WHAT THE TASK ASKS. Return the first line, the line containing "var errColors = ['#a8a8a8', '#4a4a4a'];", and every line between them, exactly as they stand.

DATA LINES.
-- START --

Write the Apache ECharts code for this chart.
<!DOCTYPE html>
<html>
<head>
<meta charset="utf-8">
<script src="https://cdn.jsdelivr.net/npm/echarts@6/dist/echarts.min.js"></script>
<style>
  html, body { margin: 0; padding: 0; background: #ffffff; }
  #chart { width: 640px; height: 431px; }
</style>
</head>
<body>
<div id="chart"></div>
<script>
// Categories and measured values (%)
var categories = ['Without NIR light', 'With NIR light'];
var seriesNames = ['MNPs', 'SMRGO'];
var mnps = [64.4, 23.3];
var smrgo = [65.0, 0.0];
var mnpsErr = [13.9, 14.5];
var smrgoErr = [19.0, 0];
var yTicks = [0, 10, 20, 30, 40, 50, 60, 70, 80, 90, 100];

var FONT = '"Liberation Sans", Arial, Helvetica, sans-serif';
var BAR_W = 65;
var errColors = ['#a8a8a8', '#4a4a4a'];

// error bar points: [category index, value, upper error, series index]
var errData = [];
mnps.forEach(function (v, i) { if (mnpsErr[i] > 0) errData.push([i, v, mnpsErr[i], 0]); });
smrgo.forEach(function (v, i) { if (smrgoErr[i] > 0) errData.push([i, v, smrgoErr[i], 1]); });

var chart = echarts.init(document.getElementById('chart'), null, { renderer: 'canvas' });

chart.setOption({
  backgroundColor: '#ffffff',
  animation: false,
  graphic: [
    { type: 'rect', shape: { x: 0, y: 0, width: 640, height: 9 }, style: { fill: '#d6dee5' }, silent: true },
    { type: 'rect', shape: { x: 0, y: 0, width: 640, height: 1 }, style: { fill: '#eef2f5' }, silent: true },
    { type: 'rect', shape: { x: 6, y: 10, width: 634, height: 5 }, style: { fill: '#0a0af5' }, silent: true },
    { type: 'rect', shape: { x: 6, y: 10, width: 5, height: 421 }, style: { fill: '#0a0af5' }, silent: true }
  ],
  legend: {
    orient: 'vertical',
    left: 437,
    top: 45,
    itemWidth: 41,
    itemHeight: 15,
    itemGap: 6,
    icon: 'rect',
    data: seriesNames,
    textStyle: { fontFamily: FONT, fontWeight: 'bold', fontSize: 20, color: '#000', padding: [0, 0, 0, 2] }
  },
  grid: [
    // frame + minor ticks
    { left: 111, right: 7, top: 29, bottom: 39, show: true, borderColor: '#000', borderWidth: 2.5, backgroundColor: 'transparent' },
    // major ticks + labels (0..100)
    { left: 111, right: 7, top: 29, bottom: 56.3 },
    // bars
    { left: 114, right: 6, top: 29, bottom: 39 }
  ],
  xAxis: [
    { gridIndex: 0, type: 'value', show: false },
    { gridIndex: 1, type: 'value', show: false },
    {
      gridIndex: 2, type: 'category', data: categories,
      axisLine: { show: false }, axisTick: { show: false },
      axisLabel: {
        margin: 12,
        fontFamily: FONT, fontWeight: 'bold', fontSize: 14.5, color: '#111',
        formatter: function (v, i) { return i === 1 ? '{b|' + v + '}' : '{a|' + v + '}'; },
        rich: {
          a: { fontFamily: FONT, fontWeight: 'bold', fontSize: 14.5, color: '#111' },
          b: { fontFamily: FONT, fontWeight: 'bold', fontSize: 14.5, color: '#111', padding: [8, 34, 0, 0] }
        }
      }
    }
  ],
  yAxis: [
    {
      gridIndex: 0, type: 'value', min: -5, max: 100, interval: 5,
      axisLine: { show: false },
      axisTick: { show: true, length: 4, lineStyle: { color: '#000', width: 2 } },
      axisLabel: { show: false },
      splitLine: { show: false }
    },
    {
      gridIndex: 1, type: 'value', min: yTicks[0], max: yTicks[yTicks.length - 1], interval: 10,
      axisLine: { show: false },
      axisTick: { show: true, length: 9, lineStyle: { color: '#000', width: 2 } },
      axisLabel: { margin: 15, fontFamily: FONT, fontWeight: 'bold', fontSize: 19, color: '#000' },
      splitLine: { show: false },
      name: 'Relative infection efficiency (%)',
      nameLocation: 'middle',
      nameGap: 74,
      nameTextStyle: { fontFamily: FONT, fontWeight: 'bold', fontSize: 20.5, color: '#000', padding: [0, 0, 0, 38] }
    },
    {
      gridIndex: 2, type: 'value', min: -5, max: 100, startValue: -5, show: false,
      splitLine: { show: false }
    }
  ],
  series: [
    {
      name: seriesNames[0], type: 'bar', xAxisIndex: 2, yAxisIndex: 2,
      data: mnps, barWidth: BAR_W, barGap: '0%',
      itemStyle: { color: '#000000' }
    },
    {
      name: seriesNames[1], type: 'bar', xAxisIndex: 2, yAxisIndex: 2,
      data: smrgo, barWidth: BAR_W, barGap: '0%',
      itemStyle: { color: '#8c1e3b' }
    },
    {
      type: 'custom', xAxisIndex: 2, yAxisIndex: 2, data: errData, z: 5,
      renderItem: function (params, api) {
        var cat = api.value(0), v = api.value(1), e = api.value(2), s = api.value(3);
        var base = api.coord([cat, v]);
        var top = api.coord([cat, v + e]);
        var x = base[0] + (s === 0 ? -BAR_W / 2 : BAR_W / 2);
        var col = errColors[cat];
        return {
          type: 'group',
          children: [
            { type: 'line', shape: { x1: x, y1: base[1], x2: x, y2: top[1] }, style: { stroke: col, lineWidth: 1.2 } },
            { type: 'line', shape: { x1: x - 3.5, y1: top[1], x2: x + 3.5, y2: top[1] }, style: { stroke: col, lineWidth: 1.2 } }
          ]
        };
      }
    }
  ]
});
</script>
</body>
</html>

-- END --

ANSWER FOR THIS EXERCISE.
Write the Apache ECharts code for this chart.
<!DOCTYPE html>
<html>
<head>
<meta charset="utf-8">
<script src="https://cdn.jsdelivr.net/npm/echarts@6/dist/echarts.min.js"></script>
<style>
  html, body { margin: 0; padding: 0; background: #ffffff; }
  #chart { width: 640px; height: 431px; }
</style>
</head>
<body>
<div id="chart"></div>
<script>
// Categories and measured values (%)
var categories = ['Without NIR light', 'With NIR light'];
var seriesNames = ['MNPs', 'SMRGO'];
var mnps = [64.4, 23.3];
var smrgo = [65.0, 0.0];
var mnpsErr = [13.9, 14.5];
var smrgoErr = [19.0, 0];
var yTicks = [0, 10, 20, 30, 40, 50, 60, 70, 80, 90, 100];

var FONT = '"Liberation Sans", Arial, Helvetica, sans-serif';
var BAR_W = 65;
var errColors = ['#a8a8a8', '#4a4a4a'];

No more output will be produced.